The basic polyphosphazene structure

Full size image

2 History

The origins of this field can be traced to the early 1800s when Liebig and Rose [2, 3] reported that phosphorus pentachloride and ammonia or ammonium chloride react to yield crystalline solids with the composition NPCl2. Sporadic studies in Europe were followed by the work of H. N. Stokes in the USA in the 1890s [4], who proposed that these compounds are ring systems of formula (NPCl2)3, 4, 5 … with alternating single and double phosphorus-nitrogen bonds. Stokes also found that if any of these ring systems was heated to ~250 °C, the molten material gelled to a rubbery elastomer. However, the elastomer was insoluble in all solvents and slowly decomposed on exposure to atmospheric moisture – a characteristic of phosphorus-chlorine bonds. Moreover, with modern insight, it is clear that its insolubility was a strong indication of a cross-linked structure.

We began our studies by showing that the chlorine atoms in the cyclic trimer, (NPCl2)3, could be replaced by organic groups to produce water-stable derivatives, and this raised the question of whether Stokes’ high polymeric elastomer would react in a similar manner.

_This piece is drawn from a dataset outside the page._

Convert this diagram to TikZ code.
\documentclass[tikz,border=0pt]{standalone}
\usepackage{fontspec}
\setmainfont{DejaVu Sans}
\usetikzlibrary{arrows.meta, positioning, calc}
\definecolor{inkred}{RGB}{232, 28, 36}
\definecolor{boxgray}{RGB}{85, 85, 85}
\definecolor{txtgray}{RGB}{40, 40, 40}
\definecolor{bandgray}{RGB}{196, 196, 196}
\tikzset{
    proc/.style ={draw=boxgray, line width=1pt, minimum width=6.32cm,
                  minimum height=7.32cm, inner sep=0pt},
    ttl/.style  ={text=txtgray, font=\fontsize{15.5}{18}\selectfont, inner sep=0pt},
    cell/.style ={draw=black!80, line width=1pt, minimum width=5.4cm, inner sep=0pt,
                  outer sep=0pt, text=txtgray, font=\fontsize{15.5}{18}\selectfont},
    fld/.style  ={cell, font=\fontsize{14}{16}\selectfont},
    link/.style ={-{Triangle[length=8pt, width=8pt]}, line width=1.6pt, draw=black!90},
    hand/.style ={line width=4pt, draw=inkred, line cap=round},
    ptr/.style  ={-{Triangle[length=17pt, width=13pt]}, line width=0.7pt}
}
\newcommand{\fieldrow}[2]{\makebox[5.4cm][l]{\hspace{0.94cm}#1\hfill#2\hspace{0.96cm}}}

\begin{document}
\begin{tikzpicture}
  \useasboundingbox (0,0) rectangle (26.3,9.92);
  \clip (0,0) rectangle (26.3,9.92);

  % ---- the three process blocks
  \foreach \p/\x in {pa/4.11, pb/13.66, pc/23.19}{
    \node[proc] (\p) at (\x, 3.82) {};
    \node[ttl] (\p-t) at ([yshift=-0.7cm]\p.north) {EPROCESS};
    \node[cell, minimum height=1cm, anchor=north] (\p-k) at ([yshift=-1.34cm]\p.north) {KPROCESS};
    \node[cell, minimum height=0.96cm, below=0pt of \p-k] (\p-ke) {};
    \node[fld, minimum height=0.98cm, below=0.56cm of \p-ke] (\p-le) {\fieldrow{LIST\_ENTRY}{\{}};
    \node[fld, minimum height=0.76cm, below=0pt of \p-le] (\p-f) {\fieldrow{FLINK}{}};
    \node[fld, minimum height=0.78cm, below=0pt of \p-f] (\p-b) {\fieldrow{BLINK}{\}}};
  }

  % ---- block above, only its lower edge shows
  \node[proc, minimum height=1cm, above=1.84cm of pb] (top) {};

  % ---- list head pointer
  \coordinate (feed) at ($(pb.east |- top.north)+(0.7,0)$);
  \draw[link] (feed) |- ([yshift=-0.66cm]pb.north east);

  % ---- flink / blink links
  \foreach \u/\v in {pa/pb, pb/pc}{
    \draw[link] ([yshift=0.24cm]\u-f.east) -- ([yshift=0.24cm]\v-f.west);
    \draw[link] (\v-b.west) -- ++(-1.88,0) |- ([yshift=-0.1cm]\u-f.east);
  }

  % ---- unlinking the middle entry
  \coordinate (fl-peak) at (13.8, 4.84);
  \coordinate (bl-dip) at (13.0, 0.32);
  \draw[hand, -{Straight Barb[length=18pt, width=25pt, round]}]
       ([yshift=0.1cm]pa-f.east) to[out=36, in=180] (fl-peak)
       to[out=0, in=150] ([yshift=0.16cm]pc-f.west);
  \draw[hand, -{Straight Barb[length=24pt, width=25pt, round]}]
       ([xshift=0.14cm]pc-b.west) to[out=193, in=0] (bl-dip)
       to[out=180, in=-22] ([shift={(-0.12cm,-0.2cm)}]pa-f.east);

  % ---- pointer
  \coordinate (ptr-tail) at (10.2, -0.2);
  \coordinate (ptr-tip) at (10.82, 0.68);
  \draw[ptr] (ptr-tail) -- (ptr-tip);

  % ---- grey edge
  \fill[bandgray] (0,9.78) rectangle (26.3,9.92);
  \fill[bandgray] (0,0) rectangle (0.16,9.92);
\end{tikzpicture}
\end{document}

Unfortunately, although some chlorine replacement occurred, the substitution was incomplete, and the insoluble cross-linked structure remained. As a result, it became clear that the preparation of stable, high polymeric polyphosphazenes from poly(dichlorophosphazene) depends on avoiding the cross-linking process. Thus, the breakthrough experiment was the demonstration that careful purification of the cyclic trimer and protection of it from the atmosphere, followed by heating at 200–250 °C, resulted in the formation of a polymer that was soluble in benzene, toluene, tetrahydrofuran (THF), and other solvents. Once this had been accomplished, the path was open to replacement of all the approximately 2000–30,000 chlorine atoms in each high polymer molecule by organic nucleophiles. This remains today the main method for the synthesis of several hundred different poly(organophosphazenes) [5,6,7].

3 Polyphosphazene Synthesis

The conventional synthesis of classical organic polymers is accomplished by addition, condensation, or ring-opening polymerization processes [8, 9] in which the side groups destined for the final polymer are already covalently linked to the monomer. A number of poly(organophosphazenes) have been synthesized by similar methods, especially by condensation reactions [10,11,12,13,14,15] or by the ring-opening polymerization of partially organic-substituted small-molecule phosphazene rings. The ring-opening method is effective only if three or four of the six chlorine atoms remain linked to the cyclic trimer. However, the molecular weights tend to be much lower than those obtained via the polymerization of (NPCl2)3 followed by halogen replacement reactions carried out on poly(dichlorophosphazene). Thus, this last method has evolved as the preferred route to exploit the broad scope of this system. Condensation routes to poly(dichlorophosphazene) are an alternative to the (NPCl2)3 ring-opening polymerization process but have a more specialized utility [10,11,12,13,14,15,16,17]. For example, the living cationic polymerization route to (NPCl2)n is a vehicle for the synthesis of block copolymers [16, 18].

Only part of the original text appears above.